高柳先生に電気工学の教えを受けたが、そのころの学校について「この学校には校門がないんです。広い敷地の四方は白バラの垣根になっている。入学して間もなくその白バラは満開になっていて素晴らしい。浜松市民は子供も大人も自由に学校の中に出入り出来るんです」と、昭和のまだ初めのころの雰囲気を語っている。

白バラについての思い出は村松さんにもあった。浜松高工は昭和20年の空襲で全焼し、校舎は当時の高射砲連隊跡地に移ったが、白バラの跡地は浜松市立女学校となった。隣には浜松一中があった。「今はそれぞれ浜松市立高校、浜松北高となり、静岡県西部の秀才、才媛が集っている。白バラと紺のセーラー服、白線と白いマフラーの組み合わせは浜松の若者のあこがれでした」と、返ることのできない60年前に思いを馳せている。

[パチンコ店とコールサイン] 

村松さんが思いを馳せるために、これを書いているわけではない。村松さんの姉はこの女学校を卒業したが、村松さんが「思いもしなかった」隣にあった北高の若い数学教師である大石卓さんと結婚する。大石さんは後に白バラの市立高校の校長になる。その後、ハムになった村松さんは愛用の自転車にコールサインを大きく書いていた。

村松さんの留守中は大石さんがこの自転車を使ってたびたび出かけていた。ある時、パチンコ店でこの自転車を見つけたハムの卵達がいた。「村松さんがいるぞ」と、彼らは店内の拡声器で呼出しをかけたという。大石先生は「出ていくわけにも、黙っているわけにもいかず、あんなに困ったことはなかった」とその後何度もぼやいていたらしい。

[あなたは音痴ですから]

余談が長くなった。山田さんの話である。「学長は非常に自由思想の人で自由について教えられました。高柳先生の研究室では創意工夫などについて教えられ社会人になりました」と話している。また、「私は小中学校のころには数学が得意でありました。しかし、浜松高工へまいりましたら数学が強い人ばっかりいることがわかりました」と言う。

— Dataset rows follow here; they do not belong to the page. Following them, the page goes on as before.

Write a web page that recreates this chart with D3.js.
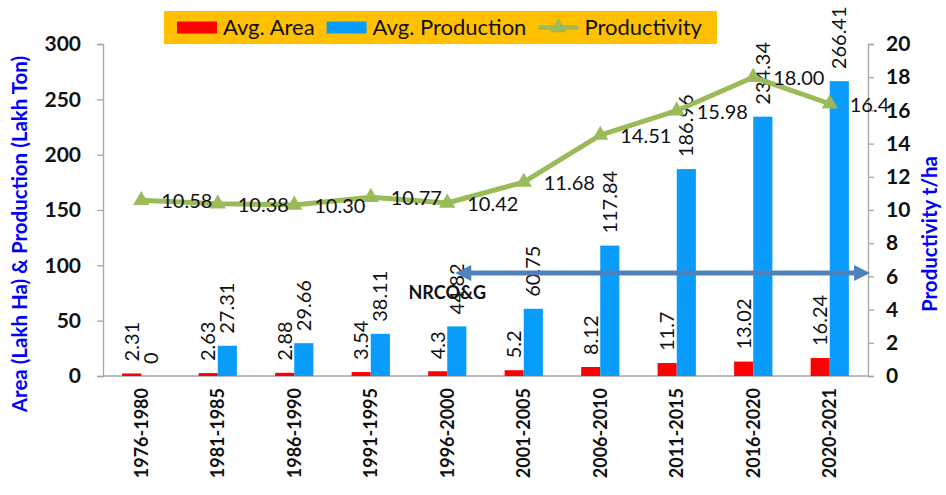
<!DOCTYPE html>
<html>
<head>
<meta charset="utf-8">
<script src="https://cdn.jsdelivr.net/npm/d3@7"></script>
<style>
  html, body { margin: 0; padding: 0; background: #fff; }
  svg { display: block; font-family: Lato, "Open Sans", sans-serif; }
</style>
</head>
<body>
<svg id="chart" width="946" height="495"></svg>
<script>
// Periods and averages
const periods = ["1976-1980", "1981-1985", "1986-1990", "1991-1995", "1996-2000",
                 "2001-2005", "2006-2010", "2011-2015", "2016-2020", "2020-2021"];
const avgArea = [2.31, 2.63, 2.88, 3.54, 4.3, 5.2, 8.12, 11.7, 13.02, 16.24];
const avgProduction = [0, 27.31, 29.66, 38.11, 44.82, 60.75, 117.84, 186.96, 234.34, 266.41];
const productivity = [10.58, 10.38, 10.30, 10.77, 10.42, 11.68, 14.51, 15.98, 18.00, 16.4];
const productivityLabels = ["10.58", "10.38", "10.30", "10.77", "10.42", "11.68", "14.51", "15.98", "18.00", "16.4"];
const leftTicks = [0, 50, 100, 150, 200, 250, 300];
const rightTicks = [0, 2, 4, 6, 8, 10, 12, 14, 16, 18, 20];

// NRCO&G period marker: spans from 1996-2000 onward, drawn at productivity level 6.2
const markerStart = "1996-2000";
const markerLevel = 6.2;
const markerLabel = "NRCO&G";

const colors = { area: "#FF0000", prod: "#0A9CFA", line: "#9BBB59", arrow: "#4F81BD", title: "#0000FF", axis: "#A6A6A6" };

const svg = d3.select("#chart");
const plot = { left: 103, right: 868, top: 44, bottom: 376 };

const x = d3.scaleBand().domain(periods).range([plot.left, plot.right]).paddingInner(0.5).paddingOuter(0.25);
const xSeries = d3.scaleBand().domain(["area", "prod"]).range([0, x.bandwidth()]);
const center = p => x(p) + x.bandwidth() / 2;
const yL = d3.scaleLinear().domain([0, 300]).range([plot.bottom, plot.top]);
const yR = d3.scaleLinear().domain([0, 20]).range([plot.bottom, plot.top]);

// Axes
const axisL = svg.append("g").attr("transform", `translate(${plot.left},0)`)
  .call(d3.axisLeft(yL).tickValues(leftTicks).tickSize(6).tickPadding(16));
const axisR = svg.append("g").attr("transform", `translate(${plot.right},0)`)
  .call(d3.axisRight(yR).tickValues(rightTicks).tickSize(6).tickPadding(12));
const axisB = svg.append("g").attr("transform", `translate(0,${plot.bottom})`)
  .call(d3.axisBottom(x).tickSize(0).tickPadding(12));

[axisL, axisR, axisB].forEach(g => {
  g.select(".domain").attr("stroke", colors.axis).attr("stroke-width", 1.3);
  g.selectAll(".tick line").attr("stroke", colors.axis).attr("stroke-width", 1.3);
  g.selectAll(".tick text").attr("fill", "#111").attr("font-weight", "bold")
    .attr("font-family", "Lato, sans-serif");
});
axisL.selectAll(".tick text").attr("font-size", 21);
axisR.selectAll(".tick text").attr("font-size", 21);
axisB.select(".domain").attr("d", `M${plot.left},0H${plot.right}`);
axisB.selectAll(".tick text")
  .attr("font-size", 18)
  .attr("transform", "rotate(-90)")
  .attr("text-anchor", "end")
  .attr("x", -12).attr("y", 0).attr("dy", "0.35em");

// Bars
const barGroup = svg.append("g");
barGroup.selectAll("rect.area").data(periods).join("rect").attr("class", "area")
  .attr("x", (p) => x(p) + xSeries("area"))
  .attr("width", xSeries.bandwidth())
  .attr("y", (p, i) => yL(avgArea[i]))
  .attr("height", (p, i) => plot.bottom - yL(avgArea[i]))
  .attr("fill", colors.area);
barGroup.selectAll("rect.prod").data(periods).join("rect").attr("class", "prod")
  .attr("x", (p) => x(p) + xSeries("prod"))
  .attr("width", xSeries.bandwidth())
  .attr("y", (p, i) => yL(avgProduction[i]))
  .attr("height", (p, i) => plot.bottom - yL(avgProduction[i]))
  .attr("fill", colors.prod);

// Bar value labels, rotated
function barLabels(values, key) {
  svg.append("g").selectAll("text").data(periods).join("text")
    .attr("transform", (p, i) => {
      const cx = x(p) + xSeries(key) + xSeries.bandwidth() / 2;
      return `translate(${cx},${yL(values[i]) - 12}) rotate(-90)`;
    })
    .attr("dy", "0.35em")
    .attr("font-size", 20)
    .attr("fill", "#111")
    .text((p, i) => values[i]);
}
barLabels(avgArea, "area");
barLabels(avgProduction, "prod");

// Productivity line
const line = d3.line().x((d, i) => center(periods[i])).y(d => yR(d));
svg.append("path").datum(productivity)
  .attr("d", line).attr("fill", "none")
  .attr("stroke", colors.line).attr("stroke-width", 5).attr("stroke-linejoin", "round");
const tri = d3.symbol().type(d3.symbolTriangle).size(115);
svg.append("g").selectAll("path").data(productivity).join("path")
  .attr("d", tri)
  .attr("transform", (d, i) => `translate(${center(periods[i])},${yR(d)})`)
  .attr("fill", colors.line);
svg.append("g").selectAll("text").data(productivity).join("text")
  .attr("x", (d, i) => center(periods[i]) + 20)
  .attr("y", d => yR(d) + 1)
  .attr("dy", "0.35em")
  .attr("font-size", 20)
  .attr("fill", "#111")
  .text((d, i) => productivityLabels[i]);

// NRCO&G double arrow
const ax1 = center(markerStart) + 8, ax2 = plot.right + 2, ay = yR(markerLevel);
const head = 16, half = 8;
const arrow = svg.append("g");
arrow.append("line").attr("x1", ax1 + head - 2).attr("x2", ax2 - head + 2)
  .attr("y1", ay).attr("y2", ay).attr("stroke", colors.arrow).attr("stroke-width", 5);
arrow.append("path").attr("fill", colors.arrow)
  .attr("d", `M${ax1},${ay}L${ax1 + head},${ay - half}L${ax1 + head},${ay + half}Z`);
arrow.append("path").attr("fill", colors.arrow)
  .attr("d", `M${ax2},${ay}L${ax2 - head},${ay - half}L${ax2 - head},${ay + half}Z`);
svg.append("text")
  .attr("x", center(markerStart)).attr("y", ay + 20)
  .attr("dy", "0.35em").attr("text-anchor", "middle")
  .attr("font-size", 18).attr("font-weight", "bold").attr("fill", "#111")
  .text(markerLabel);

// Axis titles
svg.append("text")
  .attr("transform", "translate(20,234) rotate(-90)")
  .attr("text-anchor", "middle").attr("dy", "0.35em")
  .attr("font-size", 20.5).attr("font-weight", "bold").attr("fill", colors.title)
  .text("Area (Lakh Ha) & Production (Lakh Ton)");
svg.append("text")
  .attr("transform", "translate(930,234) rotate(-90)")
  .attr("text-anchor", "middle").attr("dy", "0.35em")
  .attr("font-size", 20.5).attr("font-weight", "bold").attr("fill", colors.title)
  .text("Productivity t/ha");

// Legend
const legend = svg.append("g");
legend.append("rect").attr("x", 164).attr("y", 11).attr("width", 553).attr("height", 33).attr("fill", "#FFC000");
const items = [
  { label: "Avg. Area", type: "rect", color: colors.area },
  { label: "Avg. Production", type: "rect", color: colors.prod },
  { label: "Productivity", type: "line", color: colors.line }
];
let lx = 177;
items.forEach(it => {
  const g = legend.append("g").attr("transform", `translate(${lx},27.5)`);
  if (it.type === "rect") {
    g.append("rect").attr("x", 0).attr("y", -6).attr("width", 40).attr("height", 12).attr("fill", it.color);
  } else {
    g.append("line").attr("x1", 0).attr("x2", 40).attr("y1", 0).attr("y2", 0)
      .attr("stroke", it.color).attr("stroke-width", 4.5);
    g.append("path").attr("d", tri).attr("transform", "translate(20,0)").attr("fill", it.color);
  }
  const t = g.append("text").attr("x", 46).attr("dy", "0.35em")
    .attr("font-size", 22).attr("fill", "#111").text(it.label);
  lx += 46 + t.node().getComputedTextLength() + 12;
});
</script>
</body>
</html>
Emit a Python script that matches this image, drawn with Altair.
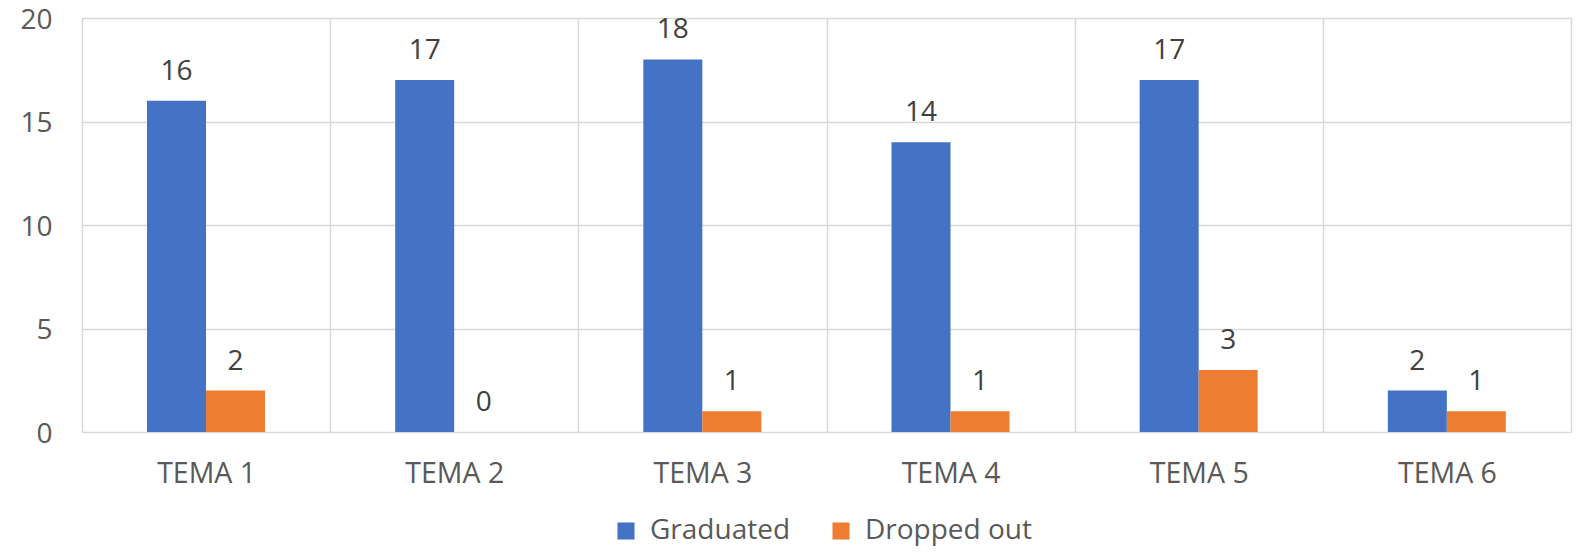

そこで、山田さんは「こんな連中と競争していたんじゃかないっこない。だから電波の方でもなるべく中心から遠ざかって、別のルートで電波を生涯の仕事にしたいなあ、と思って研究所に入りました」と説明。その科学研究所では音響研究室に配属されたが「お前は音痴だから駄目だ。電波機器の方で人手がいるからそちらに行きなさい」と望んでいた無線の方に配属されている。